The defendant may take advantage of the Statute of Limitations by demurrer whenever the face of the petition shows the bar to be complete. [Burrus v. Cook, 215 Mo. 496, 114 S. W. 1065 ; Pineland Mfg. Co. v. Trust Co., 139 Mo. App. 209, 122 S. W. 1133.] But here again we think the demurrer should have been a special one, distinctly specifying the bar of the statute as a ground thereof. Under the statute (section 1801, supra), it has been so held in an action at law (State ex rel. v. Spencer, 79 Mo. 314), and no good reason is perceived why a different rule should obtain in equity. [See Burrus v. Cook, supra.]

But, in any event, we think that this point is not well taken. As between the cestui que trust and the *69trustee, the Statute of Limitations can never run. It is true that in general this rule holds good only as between the cestui que trust and the trustee, and not between the cestui que trust and the trustee on one side, and strangers on the other. [See Ewing v. Shannahan, 113 Mo. l. c. 197, 20 S. W. 1065.] However, since the defendant, Annie C. Daniel, under the allegations of the petition, must he held to have become a trustee ex maleficio, the statute should no more be allowed to run in her favor against the plaintiff than in favor of the legal trustee. [See Elliott v. Machine Co., 236 Mo. l. c. 567, 139 S. W. 356.]

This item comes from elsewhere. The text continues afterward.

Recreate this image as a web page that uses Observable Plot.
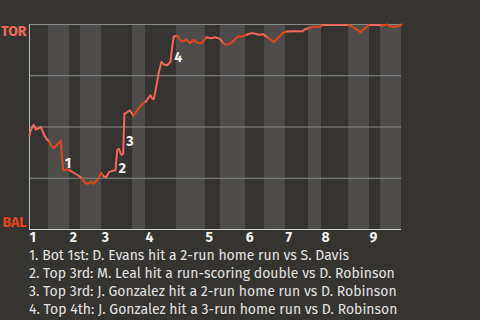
<!DOCTYPE html>
<html><head><meta charset="utf-8">
<script src="https://cdn.jsdelivr.net/npm/d3@7"></script>
<script src="https://cdn.jsdelivr.net/npm/@observablehq/plot@0.6"></script>
<style>
html,body{margin:0;background:#363430;}
body{font-family:"Fira Sans","Roboto","Noto Sans",sans-serif;}
#cap{color:#e2e2e2;font-size:14px;line-height:18px;padding-left:29px;margin-top:0;}
</style></head><body>
<div id="chart"></div>
<div id="cap"></div>
<script>
// play index (0–100 across the game) and Toronto win probability
const plays = [0,0.3,1.1,1.7,2.4,3.1,4.0,4.7,5.3,5.8,6.5,7.3,8.4,8.7,9.1,10.2,10.9,12.3,13.4,14.1,14.8,15.4,16.0,16.6,17.2,18.1,18.7,19.3,19.9,20.6,21.4,22.6,23.1,23.6,24.0,24.7,25.2,25.5,25.8,27.0,27.9,29.0,30.3,31.2,32.5,33.0,33.4,33.9,34.8,35.5,36.1,37.0,37.9,38.4,38.8,39.7,40.6,41.3,42.2,43.1,44.2,45.1,46.2,46.9,47.6,48.7,50.0,51.2,52.1,52.7,53.8,54.9,56.0,57.4,58.5,59.6,60.8,61.6,62.8,63.9,65.2,65.7,67.0,68.2,69.1,71.0,72.8,73.4,74.2,75.1,76.4,78.2,78.7,85.8,86.7,88.1,89.0,89.4,90.3,90.9,91.5,93.9,94.5,96.2,97.0,98.8,100];
const torProb = [0.459,0.483,0.511,0.488,0.493,0.499,0.459,0.439,0.429,0.410,0.397,0.410,0.434,0.353,0.288,0.293,0.288,0.272,0.260,0.250,0.231,0.223,0.226,0.234,0.223,0.239,0.255,0.277,0.260,0.255,0.280,0.288,0.288,0.389,0.394,0.364,0.369,0.566,0.566,0.582,0.555,0.582,0.610,0.623,0.655,0.639,0.636,0.680,0.769,0.818,0.805,0.801,0.818,0.899,0.941,0.945,0.922,0.917,0.927,0.909,0.925,0.911,0.909,0.922,0.938,0.933,0.938,0.930,0.909,0.902,0.904,0.922,0.941,0.943,0.951,0.958,0.955,0.950,0.953,0.938,0.922,0.914,0.938,0.960,0.966,0.967,0.967,0.967,0.978,0.982,0.989,0.989,0.998,0.998,0.990,0.974,0.961,0.971,0.982,0.994,0.998,0.998,0.994,1.0,0.990,0.990,1.0];
// start of each half inning (top 1st, bot 1st, top 2nd, ...) and game end
const halfStarts = [0,5.1,10.8,13.7,19.4,27.7,31.2,39.5,47.3,51.3,58.1,63.2,68.8,75.0,78.5,85.8,91.4,94.4,100];
const inningLabels = ["1","2","3","4","5","6","7","8","9"];
const teamLabels = ["BAL","TOR"];
const teamColors = ["#e2461e","#ef6a5c"];
// key plays: number, from point, to point
const eventNums = [1,2,3,4];
const eventFrom = [12,32,36,52];
const eventTo = [14,33,37,54];
const captions = [
  "1. Bot 1st: D. Evans hit a 2-run home run vs S. Davis",
  "2. Top 3rd: M. Leal hit a run-scoring double vs D. Robinson",
  "3. Top 3rd: J. Gonzalez hit a 2-run home run vs D. Robinson",
  "4. Top 4th: J. Gonzalez hit a 3-run home run vs D. Robinson"
];

const pts = plays.map((x, i) => {
  const h = d3.bisectRight(halfStarts, x) - 1;
  return {x, p: torProb[i], h: Math.min(h, 17)};
});
const segs = [];
let run = 0;
for (let i = 0; i < pts.length; i++) {
  if (i > 0 && pts[i].h !== pts[i-1].h) run++;
  const team = pts[i].h % 2 === 0 ? "TOR" : "BAL";
  segs.push({x: pts[i].x, p: pts[i].p, run, team});
  if (i + 1 < pts.length && pts[i+1].h !== pts[i].h) {
    segs.push({x: pts[i+1].x, p: pts[i+1].p, run, team});
  }
}
const bands = [];
for (let i = 1; i < halfStarts.length - 1; i += 2) bands.push({x1: halfStarts[i], x2: halfStarts[i+1]});
const innings = inningLabels.map((t, i) => ({x: halfStarts[i*2], t}));
const events = eventNums.map((n, i) => ({
  n: String(n),
  x: (plays[eventFrom[i]] + plays[eventTo[i]]) / 2,
  p: (torProb[eventFrom[i]] + torProb[eventTo[i]]) / 2
}));

const chart = Plot.plot({
  width: 480, height: 247,
  marginTop: 24, marginBottom: 18, marginLeft: 29, marginRight: 79,
  style: {background: "transparent", fontFamily: '"Fira Sans","Roboto","Noto Sans",sans-serif'},
  x: {domain: [0, 100], axis: null},
  y: {domain: [0, 1], axis: null},
  color: {domain: ["TOR","BAL"], range: [teamColors[1], teamColors[0]]},
  marks: [
    Plot.rect(bands, {x1: "x1", x2: "x2", y1: 0, y2: 1, fill: "#4e4d4b"}),
    Plot.ruleY([0.25, 0.5, 0.75, 1], {stroke: "#8a8a8a", strokeWidth: 1}),
    Plot.ruleY([0], {stroke: "#cfcfcf"}),
    Plot.ruleX([0], {stroke: "#bdbdbd"}),
    Plot.line(segs, {x: "x", y: "p", z: "run", stroke: "team", strokeWidth: 2, strokeLinejoin: "round", strokeLinecap: "round"}),
    Plot.text(events, {x: "x", y: "p", text: "n", dx: 6, dy: 8, fill: "#f2f2f2", fontSize: 14, fontWeight: "bold"}),
    Plot.text(innings, {x: "x", text: "t", frameAnchor: "bottom", lineAnchor: "top", textAnchor: "start", dy: 3, fill: "#f0f0f0", fontSize: 14, fontWeight: "bold"}),
    Plot.text([1], {y: d => d, text: () => teamLabels[1], frameAnchor: "left", textAnchor: "end", lineAnchor: "top", dx: -3, dy: 2, fill: teamColors[1], fontSize: 14, fontWeight: "bold"}),
    Plot.text([0], {y: d => d, text: () => teamLabels[0], frameAnchor: "left", textAnchor: "end", lineAnchor: "bottom", dx: -3, dy: -3, fill: teamColors[0], fontSize: 14, fontWeight: "bold"})
  ]
});
document.getElementById("chart").appendChild(chart);
document.getElementById("cap").innerHTML = captions.map(c => `<div>${c}</div>`).join("");
</script>
</body></html>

Other points made are so obviously without merit as to call for no discussion by us. Under the facts averred in the petition, plaintiff should be permitted to maintain the action in his own name; and the petition states a good cause of action for equitable relief. The court therefore erred in sustaining the demurrer thereto.

For the reasons given above, the judgment of the circuit court should be reversed and the cause remanded, with directions to overrule the demurrer, and that the cause proceed to trial, to the end that equity may afford plaintiff such relief as the facts may warrant. It is so ordered.

Reynolds, P. J., and Nortoni, J., concur.